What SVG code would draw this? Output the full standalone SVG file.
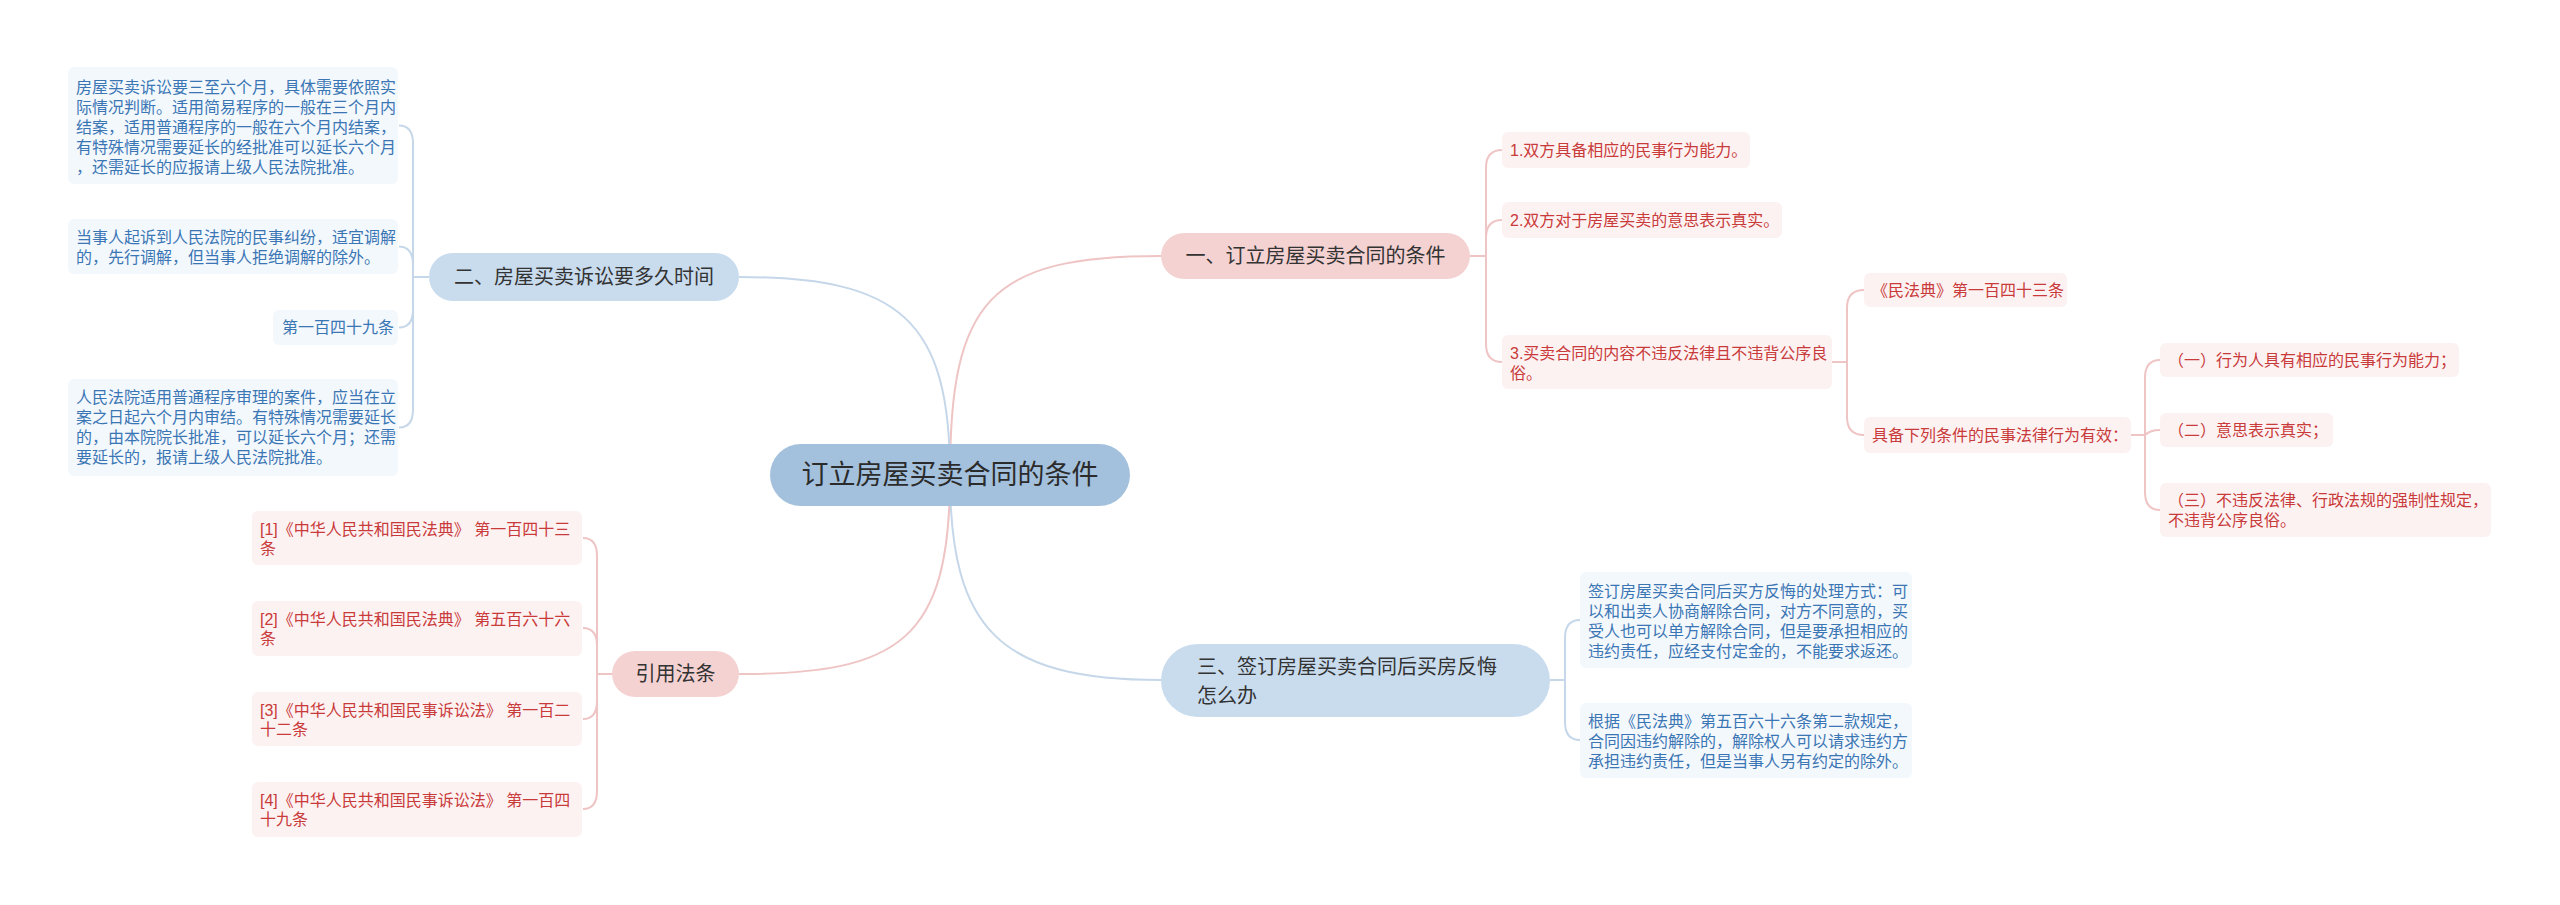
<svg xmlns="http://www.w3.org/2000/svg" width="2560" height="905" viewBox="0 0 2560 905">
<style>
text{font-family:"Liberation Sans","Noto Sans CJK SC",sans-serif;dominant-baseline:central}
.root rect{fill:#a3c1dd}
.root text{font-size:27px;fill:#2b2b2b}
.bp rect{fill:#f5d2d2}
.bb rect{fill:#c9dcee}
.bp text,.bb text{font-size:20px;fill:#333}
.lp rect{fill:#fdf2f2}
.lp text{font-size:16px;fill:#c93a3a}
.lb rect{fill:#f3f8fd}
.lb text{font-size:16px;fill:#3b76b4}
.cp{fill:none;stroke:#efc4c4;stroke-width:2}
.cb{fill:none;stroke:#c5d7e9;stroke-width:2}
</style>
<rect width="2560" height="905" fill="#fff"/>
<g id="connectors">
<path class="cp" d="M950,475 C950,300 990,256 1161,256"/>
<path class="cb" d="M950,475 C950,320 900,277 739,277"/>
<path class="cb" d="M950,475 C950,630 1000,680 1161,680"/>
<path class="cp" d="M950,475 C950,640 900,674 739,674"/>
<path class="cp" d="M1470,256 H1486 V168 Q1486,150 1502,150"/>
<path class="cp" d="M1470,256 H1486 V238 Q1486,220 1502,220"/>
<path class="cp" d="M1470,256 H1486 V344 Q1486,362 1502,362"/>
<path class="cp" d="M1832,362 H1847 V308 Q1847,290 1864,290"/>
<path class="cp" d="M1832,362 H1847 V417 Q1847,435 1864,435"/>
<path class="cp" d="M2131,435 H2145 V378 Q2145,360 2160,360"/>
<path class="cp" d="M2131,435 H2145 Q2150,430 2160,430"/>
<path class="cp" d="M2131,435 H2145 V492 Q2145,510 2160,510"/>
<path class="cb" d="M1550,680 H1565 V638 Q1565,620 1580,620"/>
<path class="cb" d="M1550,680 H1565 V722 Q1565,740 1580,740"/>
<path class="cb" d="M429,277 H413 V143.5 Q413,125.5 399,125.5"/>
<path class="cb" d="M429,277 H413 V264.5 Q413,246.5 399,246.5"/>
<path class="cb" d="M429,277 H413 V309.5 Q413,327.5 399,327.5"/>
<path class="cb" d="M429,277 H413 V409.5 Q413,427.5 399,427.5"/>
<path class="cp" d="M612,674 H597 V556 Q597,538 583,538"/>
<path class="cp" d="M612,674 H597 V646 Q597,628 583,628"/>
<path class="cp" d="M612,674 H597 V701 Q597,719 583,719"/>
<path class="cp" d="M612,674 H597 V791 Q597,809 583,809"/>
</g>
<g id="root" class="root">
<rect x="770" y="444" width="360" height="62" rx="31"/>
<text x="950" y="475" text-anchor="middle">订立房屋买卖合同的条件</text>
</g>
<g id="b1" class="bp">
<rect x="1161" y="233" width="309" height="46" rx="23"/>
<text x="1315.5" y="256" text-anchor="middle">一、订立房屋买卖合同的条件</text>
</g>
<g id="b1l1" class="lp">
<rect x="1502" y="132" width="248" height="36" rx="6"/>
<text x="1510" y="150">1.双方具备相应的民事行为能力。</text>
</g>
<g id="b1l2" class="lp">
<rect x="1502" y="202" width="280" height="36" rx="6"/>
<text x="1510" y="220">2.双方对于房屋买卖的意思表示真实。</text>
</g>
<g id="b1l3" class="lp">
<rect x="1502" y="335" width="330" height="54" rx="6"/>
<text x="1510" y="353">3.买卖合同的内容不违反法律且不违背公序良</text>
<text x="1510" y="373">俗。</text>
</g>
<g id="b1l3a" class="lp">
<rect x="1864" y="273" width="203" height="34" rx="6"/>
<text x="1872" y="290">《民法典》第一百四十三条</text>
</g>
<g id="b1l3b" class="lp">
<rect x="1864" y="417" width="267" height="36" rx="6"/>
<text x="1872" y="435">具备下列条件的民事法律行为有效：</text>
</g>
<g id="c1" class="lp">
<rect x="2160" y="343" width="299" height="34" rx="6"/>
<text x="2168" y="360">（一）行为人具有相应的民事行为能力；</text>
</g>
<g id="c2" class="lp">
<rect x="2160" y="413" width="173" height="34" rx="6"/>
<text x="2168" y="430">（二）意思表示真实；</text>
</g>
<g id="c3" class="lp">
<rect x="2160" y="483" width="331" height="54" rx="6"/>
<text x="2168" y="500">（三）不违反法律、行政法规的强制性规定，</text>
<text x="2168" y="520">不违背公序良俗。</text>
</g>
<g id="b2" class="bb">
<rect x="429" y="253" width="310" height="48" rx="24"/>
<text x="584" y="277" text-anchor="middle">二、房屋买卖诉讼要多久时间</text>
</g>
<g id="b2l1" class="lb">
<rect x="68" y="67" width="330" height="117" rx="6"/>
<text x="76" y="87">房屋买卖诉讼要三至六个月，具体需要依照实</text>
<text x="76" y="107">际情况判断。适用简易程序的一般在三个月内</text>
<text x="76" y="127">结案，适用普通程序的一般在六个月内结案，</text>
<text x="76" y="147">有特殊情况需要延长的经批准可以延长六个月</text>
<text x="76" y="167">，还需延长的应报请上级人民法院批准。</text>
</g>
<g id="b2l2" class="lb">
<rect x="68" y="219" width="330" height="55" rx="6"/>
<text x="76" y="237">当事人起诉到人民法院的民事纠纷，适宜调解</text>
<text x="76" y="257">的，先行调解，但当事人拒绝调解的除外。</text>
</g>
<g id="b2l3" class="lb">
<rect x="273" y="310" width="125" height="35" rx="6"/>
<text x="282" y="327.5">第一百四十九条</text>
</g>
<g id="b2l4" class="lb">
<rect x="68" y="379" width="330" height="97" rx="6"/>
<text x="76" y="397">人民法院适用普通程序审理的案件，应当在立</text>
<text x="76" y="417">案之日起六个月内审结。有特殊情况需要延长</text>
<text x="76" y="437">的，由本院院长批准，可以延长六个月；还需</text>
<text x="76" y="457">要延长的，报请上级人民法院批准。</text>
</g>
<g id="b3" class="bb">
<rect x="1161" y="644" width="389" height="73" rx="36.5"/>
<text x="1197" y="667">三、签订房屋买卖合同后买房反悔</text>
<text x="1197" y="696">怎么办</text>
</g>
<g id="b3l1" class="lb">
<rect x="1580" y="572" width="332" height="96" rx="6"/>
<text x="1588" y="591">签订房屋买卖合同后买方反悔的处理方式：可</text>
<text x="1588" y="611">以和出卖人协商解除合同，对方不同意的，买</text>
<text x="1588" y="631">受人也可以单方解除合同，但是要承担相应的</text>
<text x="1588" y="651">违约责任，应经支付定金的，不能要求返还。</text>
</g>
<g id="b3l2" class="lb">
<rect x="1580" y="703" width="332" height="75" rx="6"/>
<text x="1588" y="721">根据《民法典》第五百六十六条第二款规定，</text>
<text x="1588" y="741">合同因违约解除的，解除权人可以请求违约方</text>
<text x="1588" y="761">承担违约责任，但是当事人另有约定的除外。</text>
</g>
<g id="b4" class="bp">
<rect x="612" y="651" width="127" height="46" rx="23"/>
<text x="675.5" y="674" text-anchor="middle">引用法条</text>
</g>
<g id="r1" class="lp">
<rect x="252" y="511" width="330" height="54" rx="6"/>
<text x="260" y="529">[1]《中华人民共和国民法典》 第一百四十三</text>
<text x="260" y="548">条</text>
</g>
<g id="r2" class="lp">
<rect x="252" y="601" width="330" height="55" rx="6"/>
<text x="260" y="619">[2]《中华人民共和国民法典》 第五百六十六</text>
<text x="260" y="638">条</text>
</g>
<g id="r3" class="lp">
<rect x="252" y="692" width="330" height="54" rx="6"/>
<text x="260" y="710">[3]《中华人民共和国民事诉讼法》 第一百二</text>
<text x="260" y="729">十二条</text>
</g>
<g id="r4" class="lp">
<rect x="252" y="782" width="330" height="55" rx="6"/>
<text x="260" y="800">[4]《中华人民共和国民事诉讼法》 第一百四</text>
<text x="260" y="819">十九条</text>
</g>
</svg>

==

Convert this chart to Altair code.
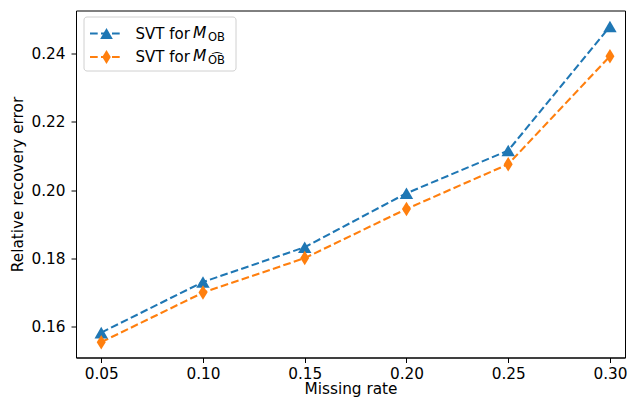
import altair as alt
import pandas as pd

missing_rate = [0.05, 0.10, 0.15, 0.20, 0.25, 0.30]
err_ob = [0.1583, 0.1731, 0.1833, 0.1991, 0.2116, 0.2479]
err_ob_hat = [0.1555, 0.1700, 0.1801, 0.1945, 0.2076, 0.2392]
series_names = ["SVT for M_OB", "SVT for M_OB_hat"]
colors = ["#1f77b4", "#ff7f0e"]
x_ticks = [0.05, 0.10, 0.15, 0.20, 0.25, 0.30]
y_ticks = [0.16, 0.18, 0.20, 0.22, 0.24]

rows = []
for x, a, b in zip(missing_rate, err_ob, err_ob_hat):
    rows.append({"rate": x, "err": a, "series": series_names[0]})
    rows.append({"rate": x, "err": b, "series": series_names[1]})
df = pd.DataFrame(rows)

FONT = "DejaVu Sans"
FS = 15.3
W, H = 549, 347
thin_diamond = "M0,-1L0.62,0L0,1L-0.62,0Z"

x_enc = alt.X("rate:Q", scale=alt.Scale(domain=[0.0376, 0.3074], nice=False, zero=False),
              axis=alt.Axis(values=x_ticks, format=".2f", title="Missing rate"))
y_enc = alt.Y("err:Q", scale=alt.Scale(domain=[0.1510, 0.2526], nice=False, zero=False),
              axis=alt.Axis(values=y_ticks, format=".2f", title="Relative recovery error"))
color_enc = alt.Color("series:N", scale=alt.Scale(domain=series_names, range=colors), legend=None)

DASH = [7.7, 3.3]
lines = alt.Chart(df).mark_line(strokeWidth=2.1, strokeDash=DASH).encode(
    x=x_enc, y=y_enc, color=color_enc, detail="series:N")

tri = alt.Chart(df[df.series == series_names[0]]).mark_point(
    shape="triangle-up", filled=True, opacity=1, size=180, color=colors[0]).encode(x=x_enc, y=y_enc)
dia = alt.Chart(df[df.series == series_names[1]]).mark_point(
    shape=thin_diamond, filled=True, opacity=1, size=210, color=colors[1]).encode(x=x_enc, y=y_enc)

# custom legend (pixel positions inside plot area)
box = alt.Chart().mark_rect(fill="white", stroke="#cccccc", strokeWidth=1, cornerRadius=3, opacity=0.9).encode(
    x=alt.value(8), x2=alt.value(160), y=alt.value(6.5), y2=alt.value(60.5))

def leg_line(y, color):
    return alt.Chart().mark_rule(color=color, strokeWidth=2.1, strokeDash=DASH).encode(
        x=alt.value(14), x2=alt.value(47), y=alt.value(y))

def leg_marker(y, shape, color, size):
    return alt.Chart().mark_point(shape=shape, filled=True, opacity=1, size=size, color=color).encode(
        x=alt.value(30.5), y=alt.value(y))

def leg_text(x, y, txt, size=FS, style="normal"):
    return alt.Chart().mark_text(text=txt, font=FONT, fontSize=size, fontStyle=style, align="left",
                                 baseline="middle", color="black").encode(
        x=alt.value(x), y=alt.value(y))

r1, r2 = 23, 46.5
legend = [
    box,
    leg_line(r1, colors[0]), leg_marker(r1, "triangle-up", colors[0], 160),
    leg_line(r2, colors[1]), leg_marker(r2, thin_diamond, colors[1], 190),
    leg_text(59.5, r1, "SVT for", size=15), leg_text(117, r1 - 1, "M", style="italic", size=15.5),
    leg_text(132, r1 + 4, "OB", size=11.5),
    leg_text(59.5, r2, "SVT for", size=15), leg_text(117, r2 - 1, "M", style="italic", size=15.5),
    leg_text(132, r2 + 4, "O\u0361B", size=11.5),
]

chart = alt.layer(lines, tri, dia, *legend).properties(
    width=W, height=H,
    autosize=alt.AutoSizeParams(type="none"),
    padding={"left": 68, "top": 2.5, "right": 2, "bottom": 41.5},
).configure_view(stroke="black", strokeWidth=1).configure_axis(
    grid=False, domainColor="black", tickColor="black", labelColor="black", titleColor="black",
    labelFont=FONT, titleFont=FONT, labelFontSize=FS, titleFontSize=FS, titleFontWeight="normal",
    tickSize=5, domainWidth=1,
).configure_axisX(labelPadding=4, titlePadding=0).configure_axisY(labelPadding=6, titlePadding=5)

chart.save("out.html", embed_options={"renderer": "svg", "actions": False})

...

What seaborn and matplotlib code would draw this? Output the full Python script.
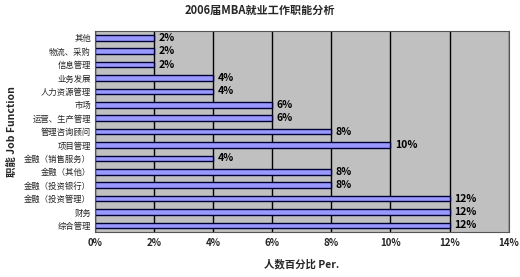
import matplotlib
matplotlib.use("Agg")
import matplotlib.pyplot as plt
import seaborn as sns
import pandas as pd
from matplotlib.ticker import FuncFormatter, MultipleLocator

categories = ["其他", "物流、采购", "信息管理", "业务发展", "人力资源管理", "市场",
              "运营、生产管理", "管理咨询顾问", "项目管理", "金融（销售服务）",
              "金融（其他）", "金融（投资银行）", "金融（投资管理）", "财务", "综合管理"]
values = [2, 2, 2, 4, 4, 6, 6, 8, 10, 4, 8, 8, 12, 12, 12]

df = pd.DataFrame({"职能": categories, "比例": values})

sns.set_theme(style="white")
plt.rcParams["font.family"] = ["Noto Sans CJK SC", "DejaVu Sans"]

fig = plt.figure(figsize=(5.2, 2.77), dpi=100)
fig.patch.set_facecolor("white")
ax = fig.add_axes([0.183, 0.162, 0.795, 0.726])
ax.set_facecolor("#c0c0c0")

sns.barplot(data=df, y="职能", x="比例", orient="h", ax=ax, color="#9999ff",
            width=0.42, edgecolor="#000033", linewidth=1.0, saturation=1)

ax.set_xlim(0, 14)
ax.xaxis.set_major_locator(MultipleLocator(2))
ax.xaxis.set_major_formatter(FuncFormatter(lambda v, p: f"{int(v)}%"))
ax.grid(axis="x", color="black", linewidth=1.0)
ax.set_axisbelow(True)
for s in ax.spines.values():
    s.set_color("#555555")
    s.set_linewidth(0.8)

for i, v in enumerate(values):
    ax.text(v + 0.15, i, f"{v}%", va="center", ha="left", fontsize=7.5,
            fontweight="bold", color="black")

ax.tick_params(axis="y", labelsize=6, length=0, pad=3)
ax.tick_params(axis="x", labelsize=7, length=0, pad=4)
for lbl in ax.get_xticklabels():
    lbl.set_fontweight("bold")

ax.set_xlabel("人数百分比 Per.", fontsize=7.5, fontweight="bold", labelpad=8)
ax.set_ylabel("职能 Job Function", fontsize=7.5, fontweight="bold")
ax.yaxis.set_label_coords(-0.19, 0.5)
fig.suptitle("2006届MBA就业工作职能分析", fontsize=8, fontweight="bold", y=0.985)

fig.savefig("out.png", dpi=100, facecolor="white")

__Prompt__
Search the preceding listing for "matplotlib" and extract every line where it is found.

__Completed exercise__
What seaborn and matplotlib code would draw this? Output the full Python script.
import matplotlib
matplotlib.use("Agg")
import matplotlib.pyplot as plt
from matplotlib.ticker import FuncFormatter, MultipleLocator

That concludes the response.